— START MATERIAL TO PROCESS —

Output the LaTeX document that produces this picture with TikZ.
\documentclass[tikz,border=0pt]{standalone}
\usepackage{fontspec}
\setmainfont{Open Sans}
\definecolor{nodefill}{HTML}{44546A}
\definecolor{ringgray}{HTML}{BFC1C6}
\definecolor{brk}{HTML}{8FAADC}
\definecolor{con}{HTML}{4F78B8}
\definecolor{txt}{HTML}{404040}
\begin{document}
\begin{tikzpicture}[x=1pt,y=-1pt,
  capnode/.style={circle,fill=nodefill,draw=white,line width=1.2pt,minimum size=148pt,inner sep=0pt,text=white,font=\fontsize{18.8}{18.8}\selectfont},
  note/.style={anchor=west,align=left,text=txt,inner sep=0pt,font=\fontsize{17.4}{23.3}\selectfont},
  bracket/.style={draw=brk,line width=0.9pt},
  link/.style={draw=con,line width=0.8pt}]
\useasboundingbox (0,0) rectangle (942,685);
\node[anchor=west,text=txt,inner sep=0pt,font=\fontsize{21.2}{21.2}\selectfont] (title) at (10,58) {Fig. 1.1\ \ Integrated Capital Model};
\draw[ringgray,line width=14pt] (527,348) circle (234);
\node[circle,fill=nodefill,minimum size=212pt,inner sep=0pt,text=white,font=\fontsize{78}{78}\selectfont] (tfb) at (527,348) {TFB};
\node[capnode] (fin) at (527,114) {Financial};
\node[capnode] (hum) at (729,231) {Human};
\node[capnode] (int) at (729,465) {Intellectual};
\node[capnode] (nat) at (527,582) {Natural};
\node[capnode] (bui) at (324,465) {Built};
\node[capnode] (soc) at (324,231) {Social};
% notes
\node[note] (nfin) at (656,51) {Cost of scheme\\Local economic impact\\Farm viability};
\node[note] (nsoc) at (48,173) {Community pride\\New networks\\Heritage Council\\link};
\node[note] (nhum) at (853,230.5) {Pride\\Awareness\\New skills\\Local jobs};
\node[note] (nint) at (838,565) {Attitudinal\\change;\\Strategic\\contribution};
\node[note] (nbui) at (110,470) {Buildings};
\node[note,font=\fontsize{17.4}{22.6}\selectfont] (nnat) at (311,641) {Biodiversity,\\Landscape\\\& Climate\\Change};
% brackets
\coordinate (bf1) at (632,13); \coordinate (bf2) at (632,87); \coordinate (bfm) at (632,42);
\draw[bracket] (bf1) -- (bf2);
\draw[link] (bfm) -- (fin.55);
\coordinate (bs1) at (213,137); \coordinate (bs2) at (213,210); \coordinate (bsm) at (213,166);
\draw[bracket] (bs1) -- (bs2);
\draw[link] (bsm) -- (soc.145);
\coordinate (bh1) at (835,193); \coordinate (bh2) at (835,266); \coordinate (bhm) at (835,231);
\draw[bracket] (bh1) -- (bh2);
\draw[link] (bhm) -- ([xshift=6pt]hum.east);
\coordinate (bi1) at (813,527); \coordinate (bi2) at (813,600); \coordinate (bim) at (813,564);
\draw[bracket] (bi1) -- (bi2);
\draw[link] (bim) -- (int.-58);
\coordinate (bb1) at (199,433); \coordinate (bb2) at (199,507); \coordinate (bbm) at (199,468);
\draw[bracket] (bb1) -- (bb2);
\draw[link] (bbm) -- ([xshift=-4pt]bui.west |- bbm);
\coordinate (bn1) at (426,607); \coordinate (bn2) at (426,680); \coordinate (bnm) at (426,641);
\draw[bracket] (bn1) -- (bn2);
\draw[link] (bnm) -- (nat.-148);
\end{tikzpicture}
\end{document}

— END MATERIAL TO PROCESS —
— START MATERIAL TO PROCESS —

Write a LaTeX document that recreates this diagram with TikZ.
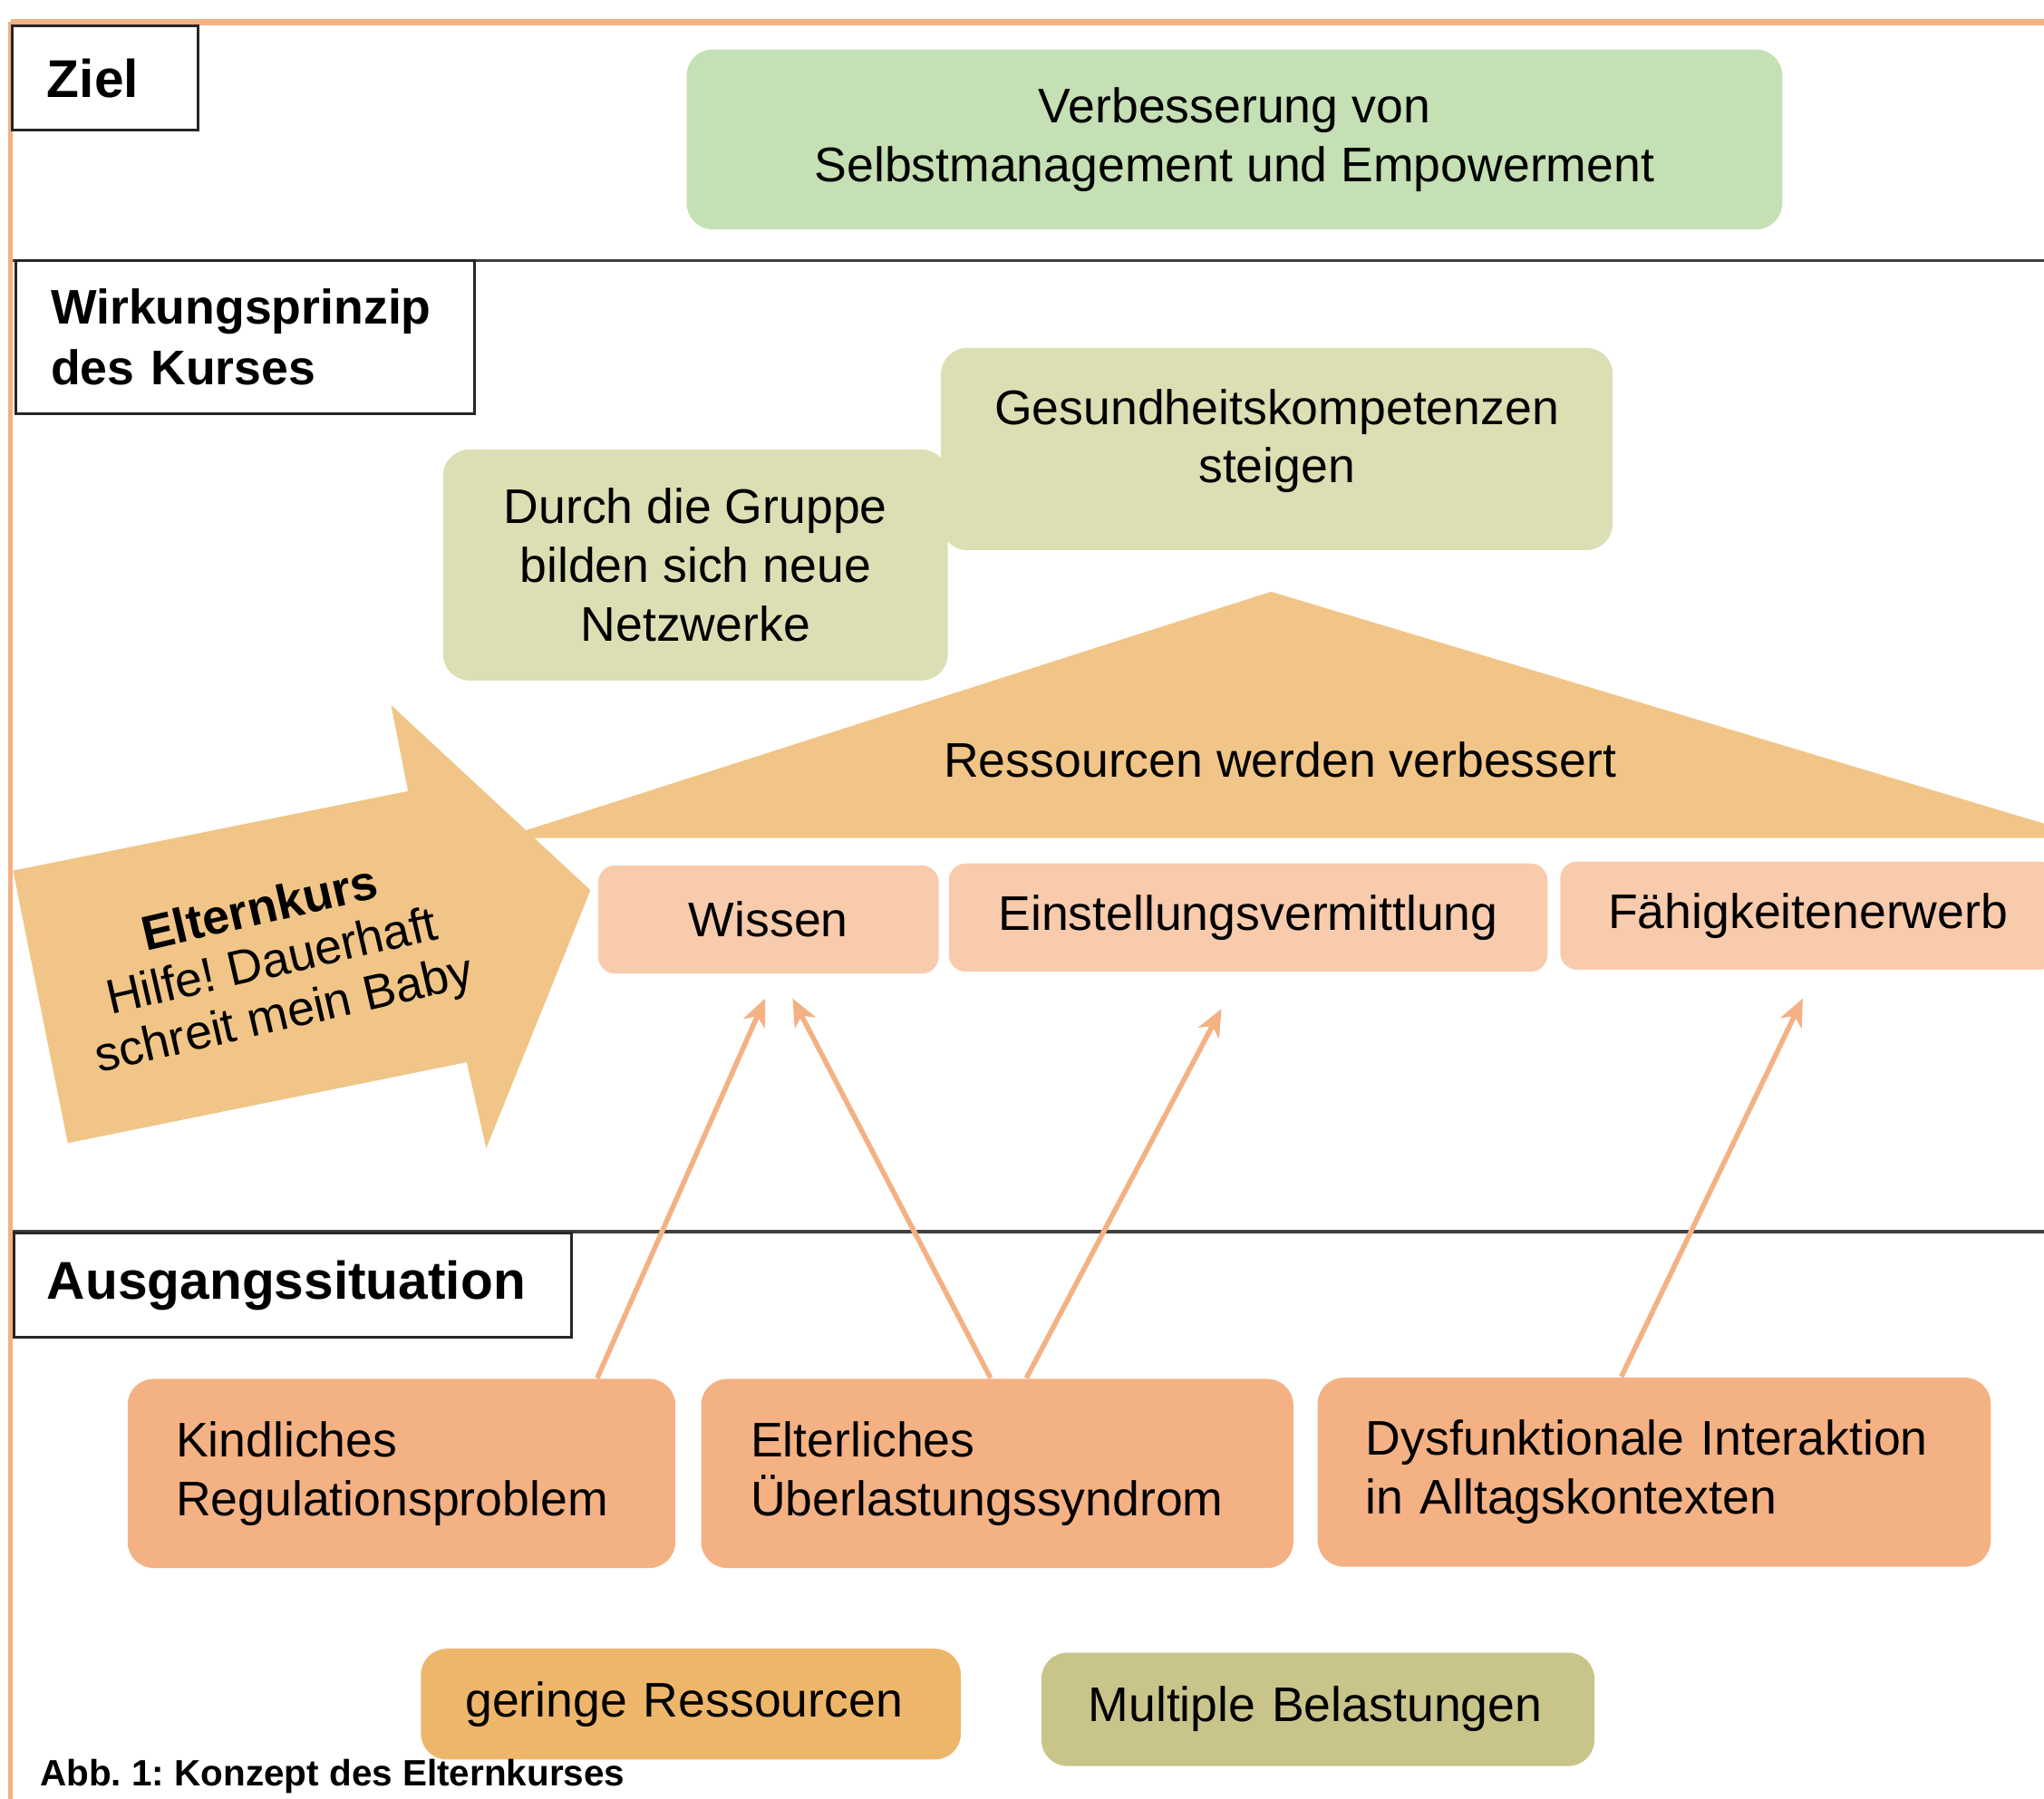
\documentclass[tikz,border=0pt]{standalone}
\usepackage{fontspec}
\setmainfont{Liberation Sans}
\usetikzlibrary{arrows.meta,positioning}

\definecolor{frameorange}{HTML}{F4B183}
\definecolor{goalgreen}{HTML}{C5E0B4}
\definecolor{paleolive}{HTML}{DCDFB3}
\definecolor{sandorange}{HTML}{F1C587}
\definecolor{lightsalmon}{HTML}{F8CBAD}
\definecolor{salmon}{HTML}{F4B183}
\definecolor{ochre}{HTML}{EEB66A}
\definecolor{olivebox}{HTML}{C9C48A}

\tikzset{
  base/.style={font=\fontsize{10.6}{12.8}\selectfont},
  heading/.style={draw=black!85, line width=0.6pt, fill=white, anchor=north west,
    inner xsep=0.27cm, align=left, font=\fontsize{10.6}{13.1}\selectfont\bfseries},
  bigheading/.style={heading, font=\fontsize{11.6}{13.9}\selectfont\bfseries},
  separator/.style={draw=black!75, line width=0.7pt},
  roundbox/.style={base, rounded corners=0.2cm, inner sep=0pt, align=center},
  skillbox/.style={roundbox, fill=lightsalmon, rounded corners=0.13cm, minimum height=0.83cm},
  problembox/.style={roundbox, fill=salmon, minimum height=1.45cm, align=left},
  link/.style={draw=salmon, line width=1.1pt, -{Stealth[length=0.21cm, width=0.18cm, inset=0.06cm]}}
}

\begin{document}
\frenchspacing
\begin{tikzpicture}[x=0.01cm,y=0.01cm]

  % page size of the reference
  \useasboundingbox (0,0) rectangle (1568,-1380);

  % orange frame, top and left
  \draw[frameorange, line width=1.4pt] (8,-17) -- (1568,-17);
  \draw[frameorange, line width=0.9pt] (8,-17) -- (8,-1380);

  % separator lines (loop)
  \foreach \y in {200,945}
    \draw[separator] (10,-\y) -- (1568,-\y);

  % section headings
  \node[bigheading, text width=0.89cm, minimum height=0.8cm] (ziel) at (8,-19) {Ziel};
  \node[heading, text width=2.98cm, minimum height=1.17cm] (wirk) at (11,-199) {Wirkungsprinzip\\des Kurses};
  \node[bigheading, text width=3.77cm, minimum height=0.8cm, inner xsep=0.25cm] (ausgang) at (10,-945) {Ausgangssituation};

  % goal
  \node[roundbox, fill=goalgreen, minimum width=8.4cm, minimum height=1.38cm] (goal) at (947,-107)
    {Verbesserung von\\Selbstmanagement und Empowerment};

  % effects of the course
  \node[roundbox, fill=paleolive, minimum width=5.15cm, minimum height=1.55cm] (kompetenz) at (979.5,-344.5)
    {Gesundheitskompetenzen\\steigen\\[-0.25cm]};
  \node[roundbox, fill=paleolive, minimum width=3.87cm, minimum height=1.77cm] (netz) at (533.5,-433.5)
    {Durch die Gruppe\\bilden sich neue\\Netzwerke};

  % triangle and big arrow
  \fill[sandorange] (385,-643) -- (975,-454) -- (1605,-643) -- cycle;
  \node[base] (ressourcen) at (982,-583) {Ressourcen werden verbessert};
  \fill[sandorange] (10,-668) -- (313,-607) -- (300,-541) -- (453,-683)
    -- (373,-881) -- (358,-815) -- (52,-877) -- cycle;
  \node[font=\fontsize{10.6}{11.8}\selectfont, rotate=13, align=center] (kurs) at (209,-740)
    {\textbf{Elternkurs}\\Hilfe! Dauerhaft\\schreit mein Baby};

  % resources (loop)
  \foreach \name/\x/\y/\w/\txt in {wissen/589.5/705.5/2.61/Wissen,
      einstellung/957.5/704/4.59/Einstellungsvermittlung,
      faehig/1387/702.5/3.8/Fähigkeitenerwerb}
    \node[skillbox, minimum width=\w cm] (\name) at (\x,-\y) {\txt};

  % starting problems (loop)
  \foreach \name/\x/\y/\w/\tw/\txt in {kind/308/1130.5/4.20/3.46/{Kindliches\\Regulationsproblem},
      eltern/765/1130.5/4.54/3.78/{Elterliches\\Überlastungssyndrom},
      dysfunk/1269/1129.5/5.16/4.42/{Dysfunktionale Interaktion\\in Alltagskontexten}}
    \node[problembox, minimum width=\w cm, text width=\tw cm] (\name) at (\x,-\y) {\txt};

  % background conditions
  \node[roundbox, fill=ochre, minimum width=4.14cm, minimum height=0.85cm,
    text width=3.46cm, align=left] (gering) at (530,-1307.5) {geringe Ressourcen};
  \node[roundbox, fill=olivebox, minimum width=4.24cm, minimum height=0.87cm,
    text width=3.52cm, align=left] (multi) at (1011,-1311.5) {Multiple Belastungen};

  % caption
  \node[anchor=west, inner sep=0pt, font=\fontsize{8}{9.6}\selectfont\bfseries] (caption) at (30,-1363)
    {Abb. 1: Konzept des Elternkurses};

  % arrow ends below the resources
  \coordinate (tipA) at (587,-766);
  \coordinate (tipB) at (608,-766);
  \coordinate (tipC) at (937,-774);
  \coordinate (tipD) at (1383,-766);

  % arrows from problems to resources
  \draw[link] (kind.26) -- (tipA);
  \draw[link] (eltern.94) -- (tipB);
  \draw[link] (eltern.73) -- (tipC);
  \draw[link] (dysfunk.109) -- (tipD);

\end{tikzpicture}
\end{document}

— END MATERIAL TO PROCESS —

### WHAT YOU SHOULD DO
Copy exactly the stretch of lines from the one containing "Write a LaTeX" through the one containing "text width=3.77cm, minimum", both included. Leave out any pictures.

### FULL ANSWER
Write a LaTeX document that recreates this diagram with TikZ.
\documentclass[tikz,border=0pt]{standalone}
\usepackage{fontspec}
\setmainfont{Liberation Sans}
\usetikzlibrary{arrows.meta,positioning}

\definecolor{frameorange}{HTML}{F4B183}
\definecolor{goalgreen}{HTML}{C5E0B4}
\definecolor{paleolive}{HTML}{DCDFB3}
\definecolor{sandorange}{HTML}{F1C587}
\definecolor{lightsalmon}{HTML}{F8CBAD}
\definecolor{salmon}{HTML}{F4B183}
\definecolor{ochre}{HTML}{EEB66A}
\definecolor{olivebox}{HTML}{C9C48A}

\tikzset{
  base/.style={font=\fontsize{10.6}{12.8}\selectfont},
  heading/.style={draw=black!85, line width=0.6pt, fill=white, anchor=north west,
    inner xsep=0.27cm, align=left, font=\fontsize{10.6}{13.1}\selectfont\bfseries},
  bigheading/.style={heading, font=\fontsize{11.6}{13.9}\selectfont\bfseries},
  separator/.style={draw=black!75, line width=0.7pt},
  roundbox/.style={base, rounded corners=0.2cm, inner sep=0pt, align=center},
  skillbox/.style={roundbox, fill=lightsalmon, rounded corners=0.13cm, minimum height=0.83cm},
  problembox/.style={roundbox, fill=salmon, minimum height=1.45cm, align=left},
  link/.style={draw=salmon, line width=1.1pt, -{Stealth[length=0.21cm, width=0.18cm, inset=0.06cm]}}
}

\begin{document}
\frenchspacing
\begin{tikzpicture}[x=0.01cm,y=0.01cm]

  % page size of the reference
  \useasboundingbox (0,0) rectangle (1568,-1380);

  % orange frame, top and left
  \draw[frameorange, line width=1.4pt] (8,-17) -- (1568,-17);
  \draw[frameorange, line width=0.9pt] (8,-17) -- (8,-1380);

  % separator lines (loop)
  \foreach \y in {200,945}
    \draw[separator] (10,-\y) -- (1568,-\y);

  % section headings
  \node[bigheading, text width=0.89cm, minimum height=0.8cm] (ziel) at (8,-19) {Ziel};
  \node[heading, text width=2.98cm, minimum height=1.17cm] (wirk) at (11,-199) {Wirkungsprinzip\\des Kurses};
  \node[bigheading, text width=3.77cm, minimum height=0.8cm, inner xsep=0.25cm] (ausgang) at (10,-945) {Ausgangssituation};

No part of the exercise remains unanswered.